Blind Pilot lays itself bare on We Are the Tide and if there are a few stumbles early on, they make the successes later in the record all the richer.
In a time where much indie folk -- from Fleet Foxes to Tallest Man on Earth to even Bon Iver -- coats itself in the settled dust and sepia tones of nostalgia, Blind Pilot has a refreshingly clean, modern sound. Following the success of Three Rounds and a Sound, the then-duo of Israel Nebeker and Ryan Dobrowski expanded into a full-fledged band and recorded their follow-up We Are the Tide.
With new players and new elements like vibraphones, dulcimer, keyboards, and trumpets, the Blind Pilot sound has grown unabashedly big. The tones here are still subtle, the layers muted but expansive, but the vocals themselves -- delivered with striking depth by Nebeker -- are huge and high up in the mix here. All these players add texture, but mostly they serve to strengthen a foundation for Nebeker's voice to layer and thicken and spread out over.
With this focus on the vocals, and the relatively straightforward approach of the music, Blind Pilot seems to fight to find its footing early on. Opener "Half Moon" is shadowy and tuneful, but as Nebeker's voice stretches over the spacious keys and distant guitar, things feel a bit forced, even crowded. He claims, "It's not hard to live like a ghost," and while it's a touching, sad statement, the song doesn't haunt so much as it overpowers. Later on, "The Colored Night" suffers a same fate, with the high-in-the-mix, layered vocals feeling forced, bordering on melodramatic, and tipping the balance on an otherwise subtle tune.
These growing pains rise in part out of the album's uniformity. We Are the Tide has seven of ten songs that clock in between three and four minutes, and the bulk of the record runs at a mid-tempo chug. This doesn't end up dooming the album at all, though. A few stumbles aside, the band's fresh sound comes through nicely, the layers introducing themselves with repeated listens. "We Are the Tide" coasts along on a bright shuffle, and Nebeker cuts his words instead of pulling on them to achieve a new tension, one that builds nicely to the hazy worry of the chorus. "We won't last long but we're giving it our best try," he keens, and you can feel that will to push forward all over the song, as pedal steel warms up the cool backing vocals.
"Get It Out" similarly shows the vital contribution that is Dobrowski's percussion. The snare rolls here puncture the otherwise dreamy sway of the track. Meanwhile, on the excellently poppy "Get You Right", Dobrowski's country shuffle adds propulsion to the jangle of Nebeker's guitar, meshing it with the quiet banjo lines. In these moments, Blind Pilot feels like the full-on band they're striving to be, creating layers that are effective without feeling crowded.
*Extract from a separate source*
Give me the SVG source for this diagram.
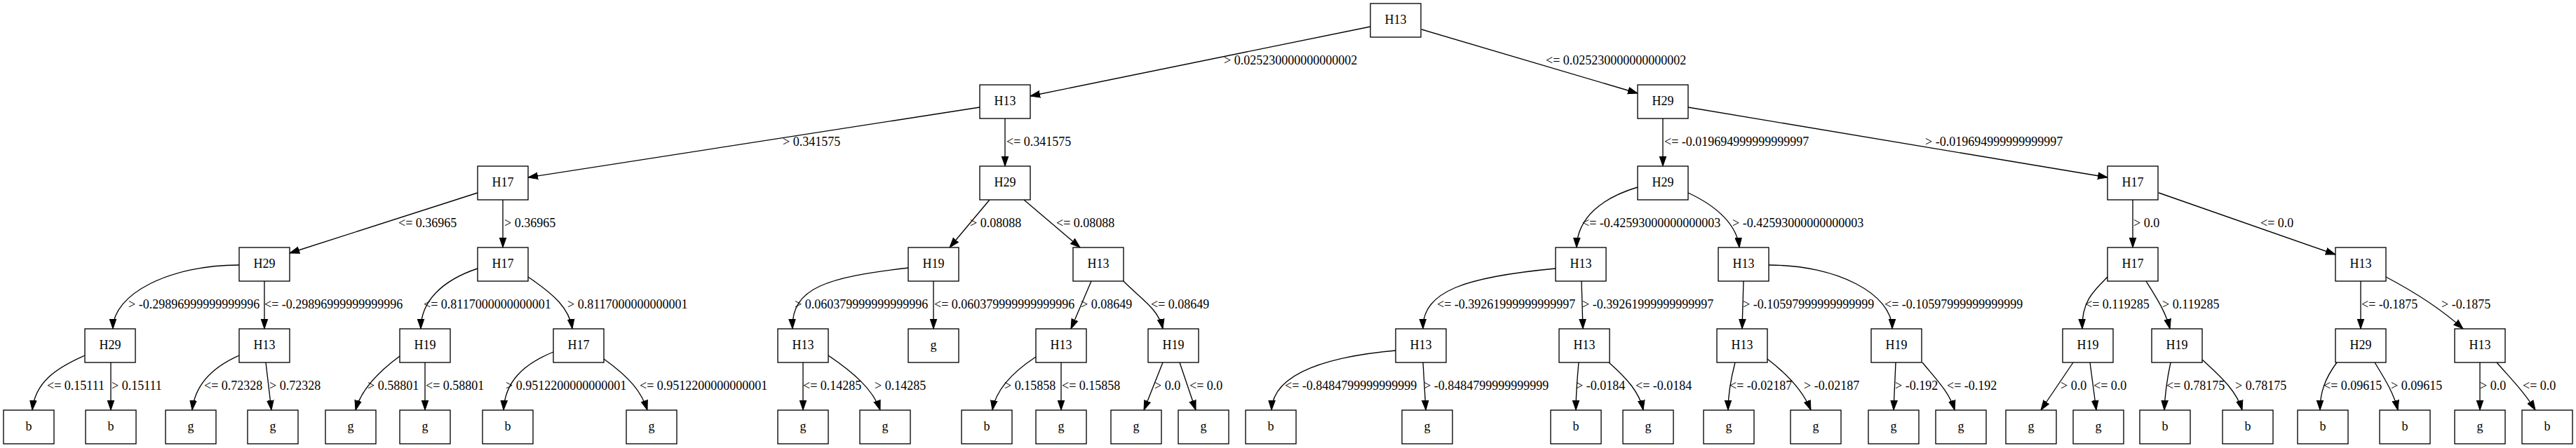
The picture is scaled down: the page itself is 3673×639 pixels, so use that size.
<svg xmlns="http://www.w3.org/2000/svg" width="3673" height="639" viewBox="0 0 3673 639">
<defs>
<style>
.nd rect{fill:#fff;stroke:#000;stroke-width:1.33}
.nd text{font-family:"Liberation Serif","Times New Roman",serif;font-size:18px;text-anchor:middle;fill:#000}
#edges path{fill:none;stroke:#000;stroke-width:1.33;marker-end:url(#ah)}
#labels text{font-family:"Liberation Serif","Times New Roman",serif;font-size:18px;fill:#000}
</style>
<marker id="ah" markerUnits="userSpaceOnUse" markerWidth="16" markerHeight="12" refX="14" refY="5" orient="auto" viewBox="0 0 16 10"><path d="M0,0.2 L14,5 L0,9.8 z" fill="#000" stroke="#000" stroke-width="1"/></marker>
</defs>
<rect width="3673" height="639" fill="#fff"/>
<g id="edges">
<path d="M1954,38 L1469,137"/>
<path d="M2027,42 L2335,133"/>
<path d="M1397,153 L753,253"/>
<path d="M1433,169 L1433,237"/>
<path d="M2371,169 L2371,237"/>
<path d="M2407,153 L3005,253"/>
<path d="M681,275 L413,361"/>
<path d="M717,285 L717,353"/>
<path d="M1411,285 L1354,353"/>
<path d="M1460,285 L1540,353"/>
<path d="M2335,267 C2285,282 2249,310 2248,353"/>
<path d="M2407,275 C2450,295 2477,322 2480,353"/>
<path d="M3041,285 L3041,353"/>
<path d="M3078,275 L3330,363"/>
<path d="M341,378 C242,378 161,419 161,469"/>
<path d="M377,401 L377,469"/>
<path d="M681,383 C630,400 600,430 600,469"/>
<path d="M753,395 C790,420 812,440 816,469"/>
<path d="M1296,382 C1180,395 1128,410 1130,469"/>
<path d="M1331,401 L1331,469"/>
<path d="M1556,401 L1527,469"/>
<path d="M1602,401 C1625,425 1652,440 1658,469"/>
<path d="M2218,383 C2090,395 2028,415 2029,469"/>
<path d="M2255,401 L2257,469"/>
<path d="M2486,401 L2484,469"/>
<path d="M2522,378 C2619,378 2698,419 2698,469"/>
<path d="M3005,395 C2985,415 2968,430 2969,469"/>
<path d="M3060,401 C3075,425 3088,445 3094,469"/>
<path d="M3366,401 L3366,469"/>
<path d="M3402,395 C3440,415 3480,440 3512,469"/>
<path d="M121,507 C80,525 50,545 46,585"/>
<path d="M158,517 L158,585"/>
<path d="M341,507 C300,525 278,550 274,585"/>
<path d="M379,517 L387,585"/>
<path d="M570,508 C540,530 515,555 507,585"/>
<path d="M606,517 L606,585"/>
<path d="M789,502 C745,520 720,545 718,585"/>
<path d="M861,512 C900,540 915,560 923,585"/>
<path d="M1145,517 L1145,585"/>
<path d="M1181,507 C1215,530 1245,555 1255,585"/>
<path d="M1477,509 C1445,530 1420,555 1415,585"/>
<path d="M1513,517 L1513,585"/>
<path d="M1658,517 L1631,585"/>
<path d="M1682,517 L1705,585"/>
<path d="M1990,500 C1900,508 1815,530 1813,585"/>
<path d="M2029,517 L2033,585"/>
<path d="M2251,517 C2249,540 2247,560 2247,585"/>
<path d="M2294,517 C2320,540 2338,560 2343,585"/>
<path d="M2474,517 C2468,540 2464,560 2464,585"/>
<path d="M2520,512 C2550,535 2572,560 2582,585"/>
<path d="M2703,517 L2700,585"/>
<path d="M2741,517 C2760,540 2780,560 2787,585"/>
<path d="M2956,517 L2910,585"/>
<path d="M2980,517 L2989,585"/>
<path d="M3095,517 C3090,540 3087,560 3086,585"/>
<path d="M3140,513 C3170,540 3190,560 3197,585"/>
<path d="M3332,517 C3315,540 3308,560 3308,585"/>
<path d="M3386,517 C3400,540 3413,560 3419,585"/>
<path d="M3536,517 L3536,585"/>
<path d="M3560,517 C3580,540 3600,560 3615,585"/>
</g>
<g id="labels">
<text x="1745" y="92">&gt; 0.025230000000000002</text>
<text x="2204" y="92">&lt;= 0.025230000000000002</text>
<text x="1116" y="208">&gt; 0.341575</text>
<text x="1435" y="208">&lt;= 0.341575</text>
<text x="2373" y="208">&lt;= -0.019694999999999997</text>
<text x="2745" y="208">&gt; -0.019694999999999997</text>
<text x="568" y="324">&lt;= 0.36965</text>
<text x="719" y="324">&gt; 0.36965</text>
<text x="1383" y="324">&gt; 0.08088</text>
<text x="1506" y="324">&lt;= 0.08088</text>
<text x="2256" y="324">&lt;= -0.42593000000000003</text>
<text x="2470" y="324">&gt; -0.42593000000000003</text>
<text x="3042" y="324">&gt; 0.0</text>
<text x="3223" y="324">&lt;= 0.0</text>
<text x="183" y="440">&gt; -0.29896999999999996</text>
<text x="377" y="440">&lt;= -0.29896999999999996</text>
<text x="604" y="440">&lt;= 0.8117000000000001</text>
<text x="809" y="440">&gt; 0.8117000000000001</text>
<text x="1133" y="440">&gt; 0.060379999999999996</text>
<text x="1332" y="440">&lt;= 0.060379999999999996</text>
<text x="1541" y="440">&gt; 0.08649</text>
<text x="1641" y="440">&lt;= 0.08649</text>
<text x="2049" y="440">&lt;= -0.39261999999999997</text>
<text x="2256" y="440">&gt; -0.39261999999999997</text>
<text x="2485" y="440">&gt; -0.10597999999999999</text>
<text x="2687" y="440">&lt;= -0.10597999999999999</text>
<text x="2973" y="440">&lt;= 0.119285</text>
<text x="3083" y="440">&gt; 0.119285</text>
<text x="3367" y="440">&lt;= -0.1875</text>
<text x="3481" y="440">&gt; -0.1875</text>
<text x="67" y="556">&lt;= 0.15111</text>
<text x="159" y="556">&gt; 0.15111</text>
<text x="291" y="556">&lt;= 0.72328</text>
<text x="384" y="556">&gt; 0.72328</text>
<text x="524" y="556">&gt; 0.58801</text>
<text x="607" y="556">&lt;= 0.58801</text>
<text x="721" y="556">&gt; 0.9512200000000001</text>
<text x="912" y="556">&lt;= 0.9512200000000001</text>
<text x="1145" y="556">&lt;= 0.14285</text>
<text x="1247" y="556">&gt; 0.14285</text>
<text x="1432" y="556">&gt; 0.15858</text>
<text x="1514" y="556">&lt;= 0.15858</text>
<text x="1646" y="556">&gt; 0.0</text>
<text x="1696" y="556">&lt;= 0.0</text>
<text x="1832" y="556">&lt;= -0.8484799999999999</text>
<text x="2030" y="556">&gt; -0.8484799999999999</text>
<text x="2247" y="556">&gt; -0.0184</text>
<text x="2332" y="556">&lt;= -0.0184</text>
<text x="2466" y="556">&lt;= -0.02187</text>
<text x="2572" y="556">&gt; -0.02187</text>
<text x="2702" y="556">&gt; -0.192</text>
<text x="2776" y="556">&lt;= -0.192</text>
<text x="2938" y="556">&gt; 0.0</text>
<text x="2985" y="556">&lt;= 0.0</text>
<text x="3089" y="556">&lt;= 0.78175</text>
<text x="3187" y="556">&gt; 0.78175</text>
<text x="3313" y="556">&lt;= 0.09615</text>
<text x="3409" y="556">&gt; 0.09615</text>
<text x="3536" y="556">&gt; 0.0</text>
<text x="3597" y="556">&lt;= 0.0</text>
</g>
<g id="n0" class="nd"><rect x="1954" y="5" width="72" height="48"/><text x="1990" y="34">H13</text></g>
<g id="n1" class="nd"><rect x="1397" y="121" width="72" height="48"/><text x="1433" y="150">H13</text></g>
<g id="n2" class="nd"><rect x="2335" y="121" width="72" height="48"/><text x="2371" y="150">H29</text></g>
<g id="n3" class="nd"><rect x="681" y="237" width="72" height="48"/><text x="717" y="266">H17</text></g>
<g id="n4" class="nd"><rect x="1397" y="237" width="72" height="48"/><text x="1433" y="266">H29</text></g>
<g id="n5" class="nd"><rect x="2335" y="237" width="72" height="48"/><text x="2371" y="266">H29</text></g>
<g id="n6" class="nd"><rect x="3005" y="237" width="72" height="48"/><text x="3041" y="266">H17</text></g>
<g id="n7" class="nd"><rect x="341" y="353" width="72" height="48"/><text x="377" y="382">H29</text></g>
<g id="n8" class="nd"><rect x="681" y="353" width="72" height="48"/><text x="717" y="382">H17</text></g>
<g id="n9" class="nd"><rect x="1295" y="353" width="72" height="48"/><text x="1331" y="382">H19</text></g>
<g id="n10" class="nd"><rect x="1530" y="353" width="72" height="48"/><text x="1566" y="382">H13</text></g>
<g id="n11" class="nd"><rect x="2218" y="353" width="72" height="48"/><text x="2254" y="382">H13</text></g>
<g id="n12" class="nd"><rect x="2450" y="353" width="72" height="48"/><text x="2486" y="382">H13</text></g>
<g id="n13" class="nd"><rect x="3005" y="353" width="72" height="48"/><text x="3041" y="382">H17</text></g>
<g id="n14" class="nd"><rect x="3330" y="353" width="72" height="48"/><text x="3366" y="382">H13</text></g>
<g id="n15" class="nd"><rect x="121" y="469" width="72" height="48"/><text x="157" y="498">H29</text></g>
<g id="n16" class="nd"><rect x="341" y="469" width="72" height="48"/><text x="377" y="498">H13</text></g>
<g id="n17" class="nd"><rect x="570" y="469" width="72" height="48"/><text x="606" y="498">H19</text></g>
<g id="n18" class="nd"><rect x="789" y="469" width="72" height="48"/><text x="825" y="498">H17</text></g>
<g id="n19" class="nd"><rect x="1109" y="469" width="72" height="48"/><text x="1145" y="498">H13</text></g>
<g id="n20" class="nd"><rect x="1295" y="469" width="72" height="48"/><text x="1331" y="498">g</text></g>
<g id="n21" class="nd"><rect x="1477" y="469" width="72" height="48"/><text x="1513" y="498">H13</text></g>
<g id="n22" class="nd"><rect x="1637" y="469" width="72" height="48"/><text x="1673" y="498">H19</text></g>
<g id="n23" class="nd"><rect x="1990" y="469" width="72" height="48"/><text x="2026" y="498">H13</text></g>
<g id="n24" class="nd"><rect x="2223" y="469" width="72" height="48"/><text x="2259" y="498">H13</text></g>
<g id="n25" class="nd"><rect x="2448" y="469" width="72" height="48"/><text x="2484" y="498">H13</text></g>
<g id="n26" class="nd"><rect x="2668" y="469" width="72" height="48"/><text x="2704" y="498">H19</text></g>
<g id="n27" class="nd"><rect x="2941" y="469" width="72" height="48"/><text x="2977" y="498">H19</text></g>
<g id="n28" class="nd"><rect x="3068" y="469" width="72" height="48"/><text x="3104" y="498">H19</text></g>
<g id="n29" class="nd"><rect x="3330" y="469" width="72" height="48"/><text x="3366" y="498">H29</text></g>
<g id="n30" class="nd"><rect x="3500" y="469" width="72" height="48"/><text x="3536" y="498">H13</text></g>
<g id="n31" class="nd"><rect x="5" y="585" width="72" height="48"/><text x="41" y="614">b</text></g>
<g id="n32" class="nd"><rect x="122" y="585" width="72" height="48"/><text x="158" y="614">b</text></g>
<g id="n33" class="nd"><rect x="236" y="585" width="72" height="48"/><text x="272" y="614">g</text></g>
<g id="n34" class="nd"><rect x="353" y="585" width="72" height="48"/><text x="389" y="614">g</text></g>
<g id="n35" class="nd"><rect x="464" y="585" width="72" height="48"/><text x="500" y="614">g</text></g>
<g id="n36" class="nd"><rect x="570" y="585" width="72" height="48"/><text x="606" y="614">g</text></g>
<g id="n37" class="nd"><rect x="688" y="585" width="72" height="48"/><text x="724" y="614">b</text></g>
<g id="n38" class="nd"><rect x="893" y="585" width="72" height="48"/><text x="929" y="614">g</text></g>
<g id="n39" class="nd"><rect x="1109" y="585" width="72" height="48"/><text x="1145" y="614">g</text></g>
<g id="n40" class="nd"><rect x="1226" y="585" width="72" height="48"/><text x="1262" y="614">g</text></g>
<g id="n41" class="nd"><rect x="1371" y="585" width="72" height="48"/><text x="1407" y="614">b</text></g>
<g id="n42" class="nd"><rect x="1477" y="585" width="72" height="48"/><text x="1513" y="614">g</text></g>
<g id="n43" class="nd"><rect x="1584" y="585" width="72" height="48"/><text x="1620" y="614">g</text></g>
<g id="n44" class="nd"><rect x="1680" y="585" width="72" height="48"/><text x="1716" y="614">g</text></g>
<g id="n45" class="nd"><rect x="1776" y="585" width="72" height="48"/><text x="1812" y="614">b</text></g>
<g id="n46" class="nd"><rect x="1999" y="585" width="72" height="48"/><text x="2035" y="614">g</text></g>
<g id="n47" class="nd"><rect x="2211" y="585" width="72" height="48"/><text x="2247" y="614">b</text></g>
<g id="n48" class="nd"><rect x="2314" y="585" width="72" height="48"/><text x="2350" y="614">g</text></g>
<g id="n49" class="nd"><rect x="2429" y="585" width="72" height="48"/><text x="2465" y="614">g</text></g>
<g id="n50" class="nd"><rect x="2553" y="585" width="72" height="48"/><text x="2589" y="614">g</text></g>
<g id="n51" class="nd"><rect x="2664" y="585" width="72" height="48"/><text x="2700" y="614">g</text></g>
<g id="n52" class="nd"><rect x="2760" y="585" width="72" height="48"/><text x="2796" y="614">g</text></g>
<g id="n53" class="nd"><rect x="2860" y="585" width="72" height="48"/><text x="2896" y="614">g</text></g>
<g id="n54" class="nd"><rect x="2956" y="585" width="72" height="48"/><text x="2992" y="614">g</text></g>
<g id="n55" class="nd"><rect x="3051" y="585" width="72" height="48"/><text x="3087" y="614">b</text></g>
<g id="n56" class="nd"><rect x="3169" y="585" width="72" height="48"/><text x="3205" y="614">b</text></g>
<g id="n57" class="nd"><rect x="3276" y="585" width="72" height="48"/><text x="3312" y="614">b</text></g>
<g id="n58" class="nd"><rect x="3393" y="585" width="72" height="48"/><text x="3429" y="614">b</text></g>
<g id="n59" class="nd"><rect x="3500" y="585" width="72" height="48"/><text x="3536" y="614">g</text></g>
<g id="n60" class="nd"><rect x="3596" y="585" width="72" height="48"/><text x="3632" y="614">b</text></g>
</svg>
The second half of the record shows all the textures they can achieve with these new elements and if the songs still feel similar to 3 Rounds and a Sound, that's because Nebeker and company are capable of the kind of melodies that sound familiar right out of the gate, even if they come around to surprise you later.
As they hone their sound in the later songs on the record, the quiet moments shine. "White Apple", a dusty ballad, relies on the odd piano fill or a distant horn to create atmosphere behind Nebeker's emotive singing instead of letting the brittle strum of the guitar carry the day. Closer "New York", though, shows the band's true strength. Where other songs build to climaxes, going from humble verses to towering choruses, this buzzing swirl succeeds on restraint. Keys groan for much of the song, but leave space for the rumble of Dobrowski's tom work and a melancholy bed of violins. The song captures, with its bittersweet fatigue, the double-edge of time. "I've got wise and I've got old," admits Nebeker, "not once did I fall." But it's the last plea -- "so don't you now" -- that sells the song. Maybe he has fallen, but he's selling hope here to someone who needs it, and the mix of strength and worry coats his voice perfectly.
This precarious spot ends We Are the Tide at just the right moment, where the band has achieved its biggest, best sound by not trying at all to sound so big. The swelling tension of the song never bursts, and you're left with the sweet ache of the album resonating. It's an imperfect document, perhaps, but that's only because it is one that never hides -- behind too many layers or too much nostalgia. Blind Pilot lays itself bare on We Are the Tide and if there are a few stumbles early on, they make the successes later in the record all the richer.